I have some questions about the PM sampling feature in the latest version of ncu, so I would like to understand its specific meaning. Could you please provide clarification?
- I would like to confirm the valid range of the pm-sampling-interval, as it is not explicitly mentioned on the official website. Could you please provide this information?
2.I am not clear about the meaning of ‘pass group’ and ‘pass group X active’ in PM sampling. Could you please provide an explanation?
I’m not sure about the interval. I’ll do some digging and get back to you.
With respect to the pass groups, not all metrics can be collected at the same time so they are grouped into multiple passes. Pass groups are define which metrics are collected together. If you hover over another row, it should tell you what group it was a member of during the collection. At the end, all groups are then composed onto the same timeline.
Thank you very much, your response has been very helpful in helping me understand the concept of ‘pass group’.
Please allow me to ask two more questions.
3.I don’t quite understand the meaning of ‘context switch trace’ and how it helps us analyze specific issues in the pass group. Could you please provide an explanation?
4.Does PM sampling support collection under MIG and Virtual Function in ncu?
I don’t quite understand the meaning of ‘context switch trace’ and how it helps us analyze specific issues in the pass group.
Context switch trace is explained in the documentation.
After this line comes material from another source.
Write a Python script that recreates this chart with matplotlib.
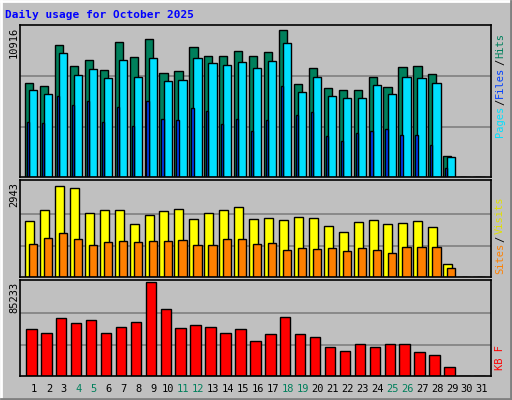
import matplotlib
matplotlib.use("Agg")
import matplotlib.pyplot as plt
import numpy as np

days = list(range(1, 32))
hits = [6772,6555,9520,8001,8435,7712,9736,8652,9953,7495,7640,9375,8724,8724,9086,8724,9013,10604,6700,7857,6411,6266,6266,7206,6483,7929,8001,7423,1494,0,0]
files = [6266,5977,8941,7351,7784,7134,8435,7206,8580,6917,6989,8580,8218,8074,8290,7857,8363,9664,6121,7206,5832,5688,5688,6628,5977,7206,7134,6772,1422,0,0]
pages = [3976,3904,5832,5206,5495,3976,5061,3663,5495,4193,4121,4989,4772,3832,4193,3326,4097,6555,4459,4675,2940,2579,3157,3302,3446,3013,3013,2290,627,0,0]
visits = [1735,2107,2851,2789,2014,2107,2107,1642,1952,2076,2138,1828,2014,2107,2200,1828,1859,1766,1890,1859,1580,1394,1704,1766,1642,1673,1735,1549,403,0,0]
sites = [1023,1209,1364,1178,992,1085,1116,1085,1116,1116,1147,992,992,1178,1178,1023,1054,837,899,868,899,806,899,837,744,930,930,930,279,0,0]
kbytes = [42296,38564,52559,47894,50693,38564,44162,48827,85233,60956,43229,46028,44162,38564,42296,32033,37631,53492,37631,35765,26435,22703,29234,26435,29234,29234,21770,18971,7775,0,0]
weekend_days = [4,5,11,12,18,19,25,26]
max_hits, max_visits, max_kb = 10916, 2943, 85233

W, H = 512, 400
fig = plt.figure(figsize=(W/100, H/100), dpi=100)
fig.patch.set_facecolor('#C0C0C0')
mono = 'DejaVu Sans Mono'

bg = fig.add_axes([0, 0, 1, 1]); bg.set_xlim(0, W); bg.set_ylim(H, 0); bg.axis('off')
bg.plot([1, W-1], [1, 1], color='white', lw=2); bg.plot([1, 1], [1, H-1], color='white', lw=2)
bg.plot([1, W-1], [H-1, H-1], color='#808080', lw=2); bg.plot([W-1, W-1], [1, H-1], color='#808080', lw=2)
bg.text(5, 15, 'Daily usage for October 2025', color='#0000FF', fontsize=8, fontweight='bold', family=mono, va='center')

def panel(y0, y1):
    ax = fig.add_axes([20/W, 1-y1/H, (491-20)/W, (y1-y0)/H])
    ax.set_facecolor('#C0C0C0')
    ax.set_xlim(0.06, 31.6)
    for s in ax.spines.values():
        s.set_color('black'); s.set_linewidth(1.2)
    ax.set_xticks([]); ax.set_yticks([])
    return ax

d = np.array(days)
ek = dict(edgecolor='black', linewidth=1, align='edge')

ax1 = panel(25, 177)
ax1.set_ylim(0, max_hits*1.005)
for g in (max_hits/3, 2*max_hits/3):
    ax1.axhline(g, color='#808080', lw=1.2, zorder=0)
ax1.bar(d-0.6, hits, 0.55, color='#00805C', **ek)
ax1.bar(d-0.33, files, 0.55, color='#00E0FF', **ek)
ax1.bar(d-0.47, pages, 0.15, color='#0040FF', **ek)

ax2 = panel(180, 277)
ax2.set_ylim(0, max_visits*1.03)
for g in (max_visits/3, 2*max_visits/3):
    ax2.axhline(g, color='#808080', lw=1.2, zorder=0)
ax2.bar(d-0.6, visits, 0.6, color='#FFFF00', **ek)
ax2.bar(d-0.33, sites, 0.55, color='#FF8000', **ek)

ax3 = panel(280, 376)
ax3.set_ylim(0, max_kb*1.02)
for g in (max_kb/3, 2*max_kb/3):
    ax3.axhline(g, color='#808080', lw=1.2, zorder=0)
ax3.bar(d-0.53, kbytes, 0.7, color='#FF0000', **ek)

for i in days:
    x = 34 + (i-1)*14.93
    bg.text(x, 389, str(i), color='#00805C' if i in weekend_days else 'black',
            fontsize=7.5, family=mono, ha='center', va='center')

for y, v in ((27, max_hits), (182, max_visits), (282, max_kb)):
    bg.text(14, y, str(v), rotation=90, fontsize=7.5, family=mono, ha='center', va='top')

fig.canvas.draw()
renderer = fig.canvas.get_renderer()

def rlabel(y, parts):
    yy = y
    for txt, col in parts:
        t = bg.text(500, yy, txt, rotation=90, color=col, fontsize=7.5, family=mono,
                    ha='center', va='bottom')
        ext = t.get_window_extent(renderer)
        yy -= ext.height + 1

rlabel(137, [('Pages', '#00E0FF'), ('/', 'black'), ('Files', '#0040FF'), ('/', 'black'), ('Hits', '#00805C')])
rlabel(274, [('Sites', '#FF8000'), ('/', 'black'), ('Visits', '#E0E000')])
rlabel(370, [('KB F', '#FF0000')])

fig.savefig('out.png', dpi=100, facecolor=fig.get_facecolor())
The purpose is to align the data sampled across multiple passes and to filter it to only the CUDA context that is being profiled.
Does PM sampling support collection under MIG and Virtual Function in ncu?
PM sampling is not supported on vGPU (assuming that’s what you mean by “virtual function”). It is supported on MIG (but context switch trace is not supported for it, making the collected data slightly harder to interpret).
I would like to confirm the valid range of the pm-sampling-interval
The minimal interval for sampling depends on the GPU architecture. For Turing and GA100, it is 20000 cycles. For GA10x and newer, it is 1000ns.
Thank you for your response, it has been very helpful for me to understand PM sampling.